DuBois-Walton previously spent 16 years leading the Elm City Communities/Housing Authority of the City of New Haven before succeeding longtime CEO Will Ginsberg. She now heads one of the region’s anchor philanthropic institutions during a period of rising need and federal uncertainty.
For calendar year 2024, the foundation — established in 1928 — received $29.5 million in new gifts and transfers and another $3.8 million in program-related grants, for $33.3 million in total contributions.

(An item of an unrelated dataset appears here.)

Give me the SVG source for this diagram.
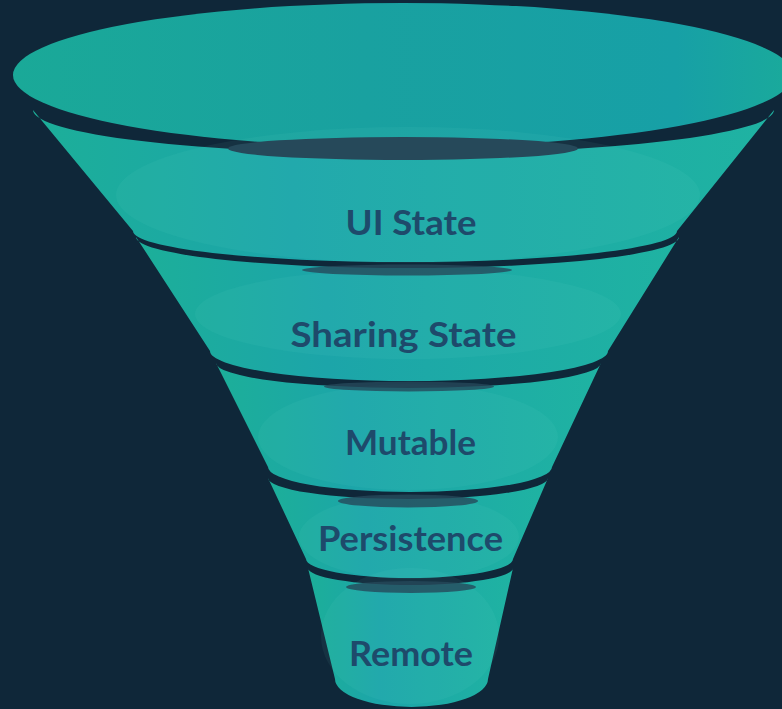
<svg xmlns="http://www.w3.org/2000/svg" width="782" height="709" viewBox="0 0 782 709">
  <defs>
    <linearGradient id="gTop" x1="0" y1="0" x2="1" y2="0">
      <stop offset="0" stop-color="#1aa998"/>
      <stop offset="0.45" stop-color="#19a1a0"/>
      <stop offset="0.85" stop-color="#17a0a6"/>
      <stop offset="1" stop-color="#1aaa9b"/>
    </linearGradient>
    <linearGradient id="gBody" x1="0" y1="0" x2="1" y2="0">
      <stop offset="0" stop-color="#1caf99"/>
      <stop offset="0.35" stop-color="#1ca5a9"/>
      <stop offset="1" stop-color="#1fb3a2"/>
    </linearGradient>
    <style>
      .body { fill: url(#gBody); }
      .glow { fill: #8ff0e2; fill-opacity: 0.06; }
      .hole { fill: #26495a; }
      .hole.soft { fill-opacity: 0.8; }
      .label { font-family: "Lato", "Liberation Sans", sans-serif; font-weight: 700; font-size: 34px; fill: #1e4a6b; text-anchor: middle; }
    </style>
  </defs>
  <rect width="782" height="709" fill="#0f2739"/>
  <g id="funnel-top">
    <ellipse cx="403" cy="75" rx="390" ry="72" fill="url(#gTop)"/>
  </g>
  <g id="ui-state">
    <path class="body" d="M33,110 A370.5,44 0 0 0 774,110 L677,231 A272,31 0 0 1 133,231 Z"/>
    <ellipse class="glow" cx="408" cy="195" rx="292" ry="68"/>
    <ellipse class="hole" cx="403" cy="148.5" rx="175" ry="11.5"/>
    <text class="label" x="411" y="235" textLength="131" lengthAdjust="spacingAndGlyphs">UI State</text>
  </g>
  <g id="sharing-state">
    <path class="body" d="M136,237 A271.5,31 0 0 0 679,237 L608,351 A199,30 0 0 1 210,351 Z"/>
    <ellipse class="glow" cx="408" cy="314" rx="213" ry="45"/>
    <ellipse class="hole soft" cx="407" cy="270" rx="105" ry="5.5"/>
    <text class="label" x="403.5" y="347" textLength="226" lengthAdjust="spacingAndGlyphs">Sharing State</text>
  </g>
  <g id="mutable">
    <path class="body" d="M216,363 A192.5,25 0 0 0 601,363 L552,467 A142,25 0 0 1 268,467 Z"/>
    <ellipse class="glow" cx="408" cy="437" rx="150" ry="53"/>
    <ellipse class="hole soft" cx="409" cy="386.5" rx="85" ry="5"/>
    <text class="label" x="410.5" y="455" textLength="131" lengthAdjust="spacingAndGlyphs">Mutable</text>
  </g>
  <g id="persistence">
    <path class="body" d="M268,478 A140,21 0 0 0 548,478 L513,559 A103.5,19 0 0 1 306,559 Z"/>
    <ellipse class="glow" cx="409" cy="537" rx="110" ry="42"/>
    <ellipse class="hole soft" cx="408" cy="501" rx="70" ry="6.5"/>
    <text class="label" x="410.5" y="551" textLength="185" lengthAdjust="spacingAndGlyphs">Persistence</text>
  </g>
  <g id="remote">
    <path class="body" d="M308,568 A102.5,17 0 0 0 513,568 L488,679 A76.5,28 0 0 1 335,679 Z"/>
    <ellipse class="glow" cx="410" cy="636" rx="89" ry="68"/>
    <ellipse class="hole soft" cx="411" cy="587" rx="65" ry="6"/>
    <text class="label" x="411" y="666" textLength="124" lengthAdjust="spacingAndGlyphs">Remote</text>
  </g>
  <g id="connectors"/>
</svg>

DuBois-Walton said fundraising is running ahead of that pace this year, helped by several major commitments, including a more than $10 million donation to support civic engagement, basic needs and local nonprofits.
“That was pretty significant,” DuBois-Walton said.
Most contributions come from local donors or people with ties to the region who establish funds during their lifetime or through estate plans. (In 2023, the organization received $41.9 million in new gifts and transfers.)
Foundation spokesman Matthew Higbee noted that annual grant making is not tied to how much the organization raises, but to a 5.5% spending rate applied to its $667 million endowment.
DuBois-Walton said this year’s giving has been especially meaningful amid federal spending reductions affecting nonprofits and uncertainty around SNAP benefits during the longest government shutdown in U.S. history.
“We’ve been able to increase our fundraising with some significant gifts that were really important, because I think our community has recognized that there are a lot of changes going on, particularly at the federal level, and that has real local impacts,” she said. “We had a significant increase in our basic needs fund, which is really essential right now, about getting food on people’s plates and roofs over people’s heads.”
In 2024, the foundation awarded $31.4 million in grants and distributions across the region, down slightly from $32.7 million the previous year. It didn’t have its 2025 tallies by press time, but in late November announced $425,000 in new basic needs fund grants to 44 local organizations. The awards support essentials such as food, housing and heat and are part of $1.6 million in basic-needs funding distributed so far this year.
Meantime, in September, the organization expanded its development team, hiring Walter Woods as senior vice president of development.